Step 5: Write for Humans First, Optimize for Google Second

Content must:

  • Answer the query fully

  • Demonstrate expertise and real experience

  • Include credible examples, data, and references

  • Offer original insight, not AI-generic wording

Google’s EEAT systems (Experience, Expertise, Authoritativeness, Trustworthiness) reward content that shows proof of knowledge, not just word count.

Step 6: Optimize On-Page SEO Properly

A ranking page includes:

Element Best Practice
Title Tag Uses primary keyword + value + click angle
Meta Description Compelling summary under 160 characters
H1 Clear, descriptive, includes keyword
H2/H3 Semantic, scannable, based on intent sections
URL Short, descriptive, keyword-based
Images Compressed, alt text optimized
Internal Links Point to pillar & related pages
External Links Cite trusted sources

On-page SEO is not about “tricks”, it’s about clarity and structure.

Step 7: Add Elements That Increase Rankings and Engagement

Google measures user satisfaction through behavior signals such as dwell time, scroll depth, and pogo-sticking. To increase retention, include:

  • Data tables and statistics

  • Custom visuals (charts, frameworks, diagrams)

  • Step-by-step sections

  • Real-world use cases or examples

  • FAQ section targeting long-tail keywords

Engaged users = stronger rankings.

Step 8: Support the Content With Internal Links and Topical Clusters

One blog post cannot fully prove authority. Google ranks websites, not just pages.

Create topical clusters, for example:

Pillar Page: SEO Content Strategy
Cluster Articles:

  • How to do keyword research

  • Search intent guide

  • Long-form content vs short-form

  • Content optimization mistakes

  • How to increase dwell time

Internal links pass relevance, authority, and crawl priority.

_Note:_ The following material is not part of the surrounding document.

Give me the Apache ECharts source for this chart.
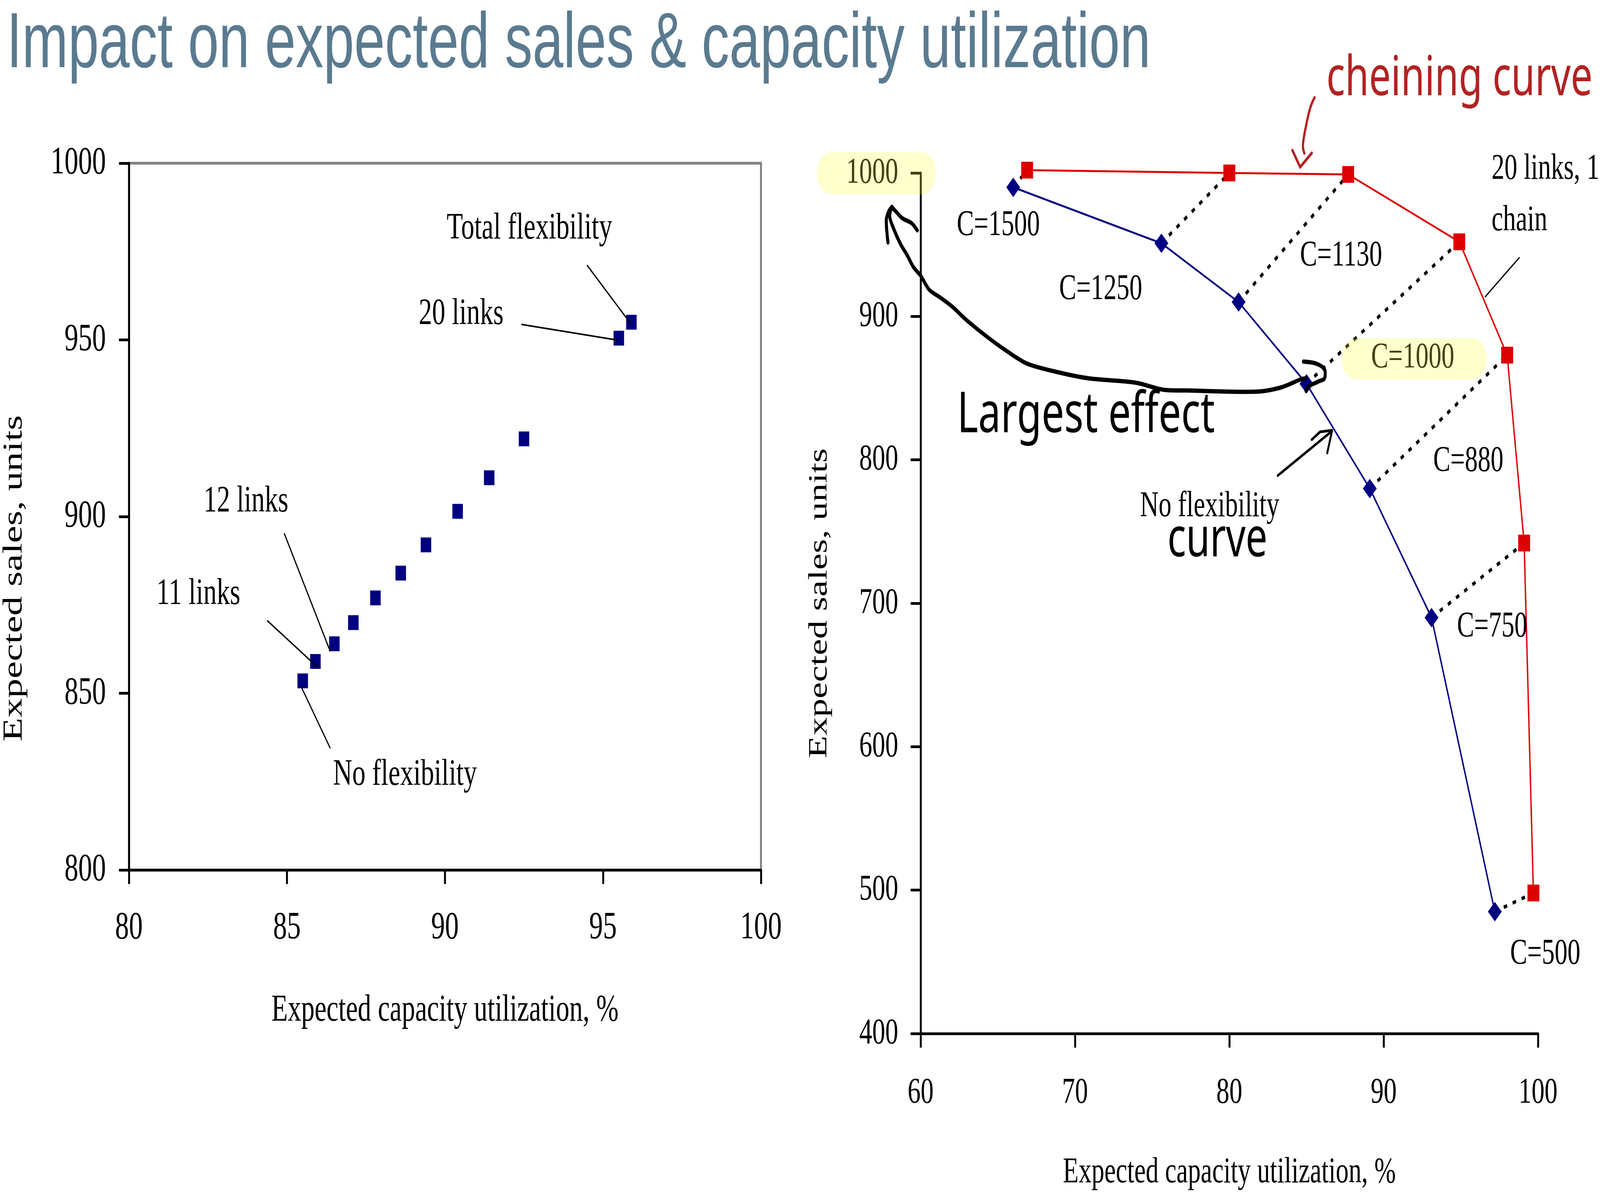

Step 9: Publish Then Optimize Continuously

Ranking rarely happens instantly. After publishing, monitor:

  • Click-through rate (CTR)

  • Keyword position movement

  • Time on page

  • Bounce rate

  • New keyword opportunities

Content that is refreshed regularly performs better than content that is abandoned after launch.

Conclusion

SEO content that ranks is not created by accident, but by process. When you align keyword intent, SERP analysis, topical completeness, technical optimization, and ongoing refinement, ranking becomes predictable, not uncertain.

Whether you manage content in-house or work with professionals like Digital Marketing Agence, the goal is not just to publish more content but to publish the kind of content Google wants to rank and users want to read. That is the real formula behind long-term SEO success.

FAQs

1. How long should SEO content be to rank?
There is no fixed word count, length depends on topic depth and SERP expectations.

2. Can AI-written content rank on Google?
Yes, but only if edited, fact-checked, and enhanced with real expertise.

3. How fast can SEO content rank?
Anywhere from days to months depending on domain strength, competition, and optimization.

4. Should every blog post target only one keyword?
One primary keyword, but many related semantic keywords.

5. Does updating old content help rankings?
Yes, refreshed content often outranks newly published content.